Jesús es exigente con quienes le seguimos. Hoy nos repite su advertencia: si no queremos perderle, si no nos queremos perder, compartamos con Él su amor por Dios y por los hermanos. Si Dios nos importara como a le importó a Él, dejarán de importarnos muchas cosas. Seguir a Jesús, el hombre que vivió la pasión hasta sus últimas consecuencias nos hará dejar muchos apegos, personas, situaciones que nos impiden dedicarnos a Él y a los suyo.
El discípulo debe saber que quien opta por Jesús se ha de separar, y no raramente con violencia, de sus seres queridos. Quien renunció a su familia para predicar el Reino de Dios no consiente ser detenido por los lazos familiares.
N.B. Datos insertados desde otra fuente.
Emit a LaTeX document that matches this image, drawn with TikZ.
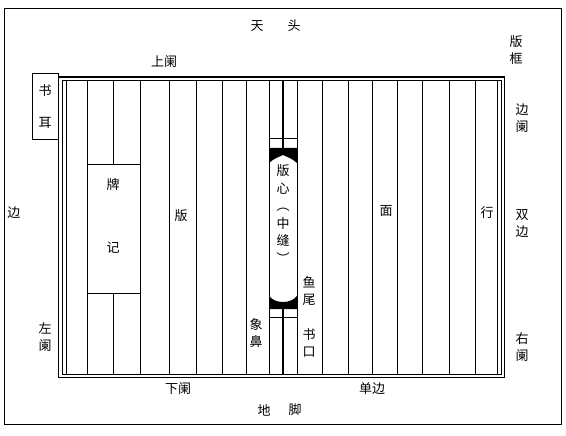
\documentclass[tikz,border=0pt]{standalone}
\usepackage{fontspec}
\newfontfamily\cjk{Noto Sans CJK SC}
\begin{document}
\begin{tikzpicture}[x=1pt,y=-1pt,
  lab/.style={font=\cjk\fontsize{13}{17}\selectfont, inner sep=0pt, align=center},
  frameline/.style={line width=1.3pt},
  thinline/.style={line width=0.8pt},
  col/.style={line width=0.9pt},
  boxed/.style={draw, line width=0.9pt, fill=white, inner sep=0pt}]
\useasboundingbox (0,0) rectangle (566,436);
% page outline
\draw[thinline] (4,8) rectangle (561,424);
% frame (double border)
\coordinate (fo1) at (58.5,77);  \coordinate (fo2) at (504.5,377.5);
\coordinate (fi1) at (62,80);    \coordinate (fi2) at (501,374.5);
\draw[frameline] (fo1) rectangle (fo2);
\draw[thinline] (fi1) rectangle (fi2);
% column lines
\foreach \x in {66,87,140,169,196,222,246,269,297,322,348,372,397,422,449,475,497}
  \draw[col] (\x,80) -- (\x,374.5);
% 书耳
\node[boxed, minimum width=26.5pt, minimum height=66pt] (shuer) at (45.25,106) {};
\node[lab] (shu1) at (45,91) {书};
\node[lab] (er) at (45,123) {耳};
% 牌记 box
\draw[col] (113,80) -- (113,164);
\draw[col] (113,293) -- (113,374.5);
\node[boxed, minimum width=53pt, minimum height=129pt] (paiji) at (113.5,228.5) {};
\node[lab] (pai) at (113,185) {牌};
\node[lab] (ji) at (113,248) {记};
% centre strip
\draw[line width=2.2pt] (283,80) -- (283,148);
\draw[line width=2.2pt] (283,309) -- (283,374.5);
\draw[col] (269,138) -- (297,138);
\draw[col] (269,317) -- (297,317);
\fill (269,148) -- (297,148) -- (297,163) .. controls (292,159) .. (283,155) .. controls (274,159) .. (269,163) -- cycle;
\fill (269,296) .. controls (275,304) and (291,304) .. (297,296) -- (297,309) -- (269,309) -- cycle;
\node[lab, font=\cjk\fontsize{13}{17.5}\selectfont] (banxin) at (283,214) {版\\心\\︵\\中\\缝\\︶};
% column texts
\node[lab] (ban) at (181,216) {版};
\node[lab] (mian) at (386,211) {面};
\node[lab] (hang) at (487,213) {行};
% outer labels
\node[lab] (tian) at (257,26) {天};
\node[lab] (tou) at (294,26) {头};
\node[lab] (di) at (264,410) {地};
\node[lab] (jiao) at (295,410) {脚};
\node[lab] (banku) at (516,50) {版\\框};
\node[lab] (shanglan) at (164,62) {上阑};
\node[lab] (xialan) at (178,389) {下阑};
\node[lab] (danbian) at (372,389) {单边};
\node[lab] (bianlan) at (522,118) {边\\阑};
\node[lab] (shuangbian) at (522,224) {双\\边};
\node[lab] (youlan) at (522,347) {右\\阑};
\node[lab] (bian) at (14,213) {边};
\node[lab] (zuolan) at (45,337) {左\\阑};
\node[lab] (xiangbi) at (256,333) {象\\鼻};
\node[lab] (yuwei) at (309,291) {鱼\\尾};
\node[lab] (shukou) at (309,343) {书\\口};
\end{tikzpicture}
\end{document}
La pasión de Jesús por Dios y su Reino no permite medianías. ¿No será mejor vivir afectado por Jesús apasionado que andar en búsqueda de pasatiempo y diversiones que agrandan nuestro vacío interior?
De qué nos sirve predecir la lluvia que viene o el inminente calor, si luego no logramos intuir lo que Dios está produciendo en nuestro interior ni a nuestro alrededor. ¿De qué nos sirve indagar lo que va a pasar, si no logramos reconocer lo que nos está pasando?
No nos ayuda prevenir el futuro si no se ilumina nuestro presente. Mientras Jesús esté empeñado en que “arda la tierra”, no se puede uno dedicar a predecir cómo estará el tiempo mañana. Es posible que estemos perdiendo lo mejor, Dios y su Reino, preocupándonos por lo venidero, por las nubes y por el sol.
III. ORAMOS nuestra vida desde este texto
Padre Dios, haznos vivir la pasión que vivió Cristo Jesús por la extensión de tu Reino. Remueve nuestro yo más profundo. Ve aquello que hay en nuestro interior y saca de nuestras cenizas nuevamente el fuego que necesita este mundo para encontrarle sentido a la vida, para hacer posible el amor a Ti, y a nuestros hermanos. Danos la fuerza para atraer, para convocar, para animar, que nadie se vaya de nosotros sin sentirte vivo y presente. Danos valor para que donde haya frialdad, resistencia y aversión llevemos la llama de tu amor y nos apasione tu Reino cada día más. ¡Así sea!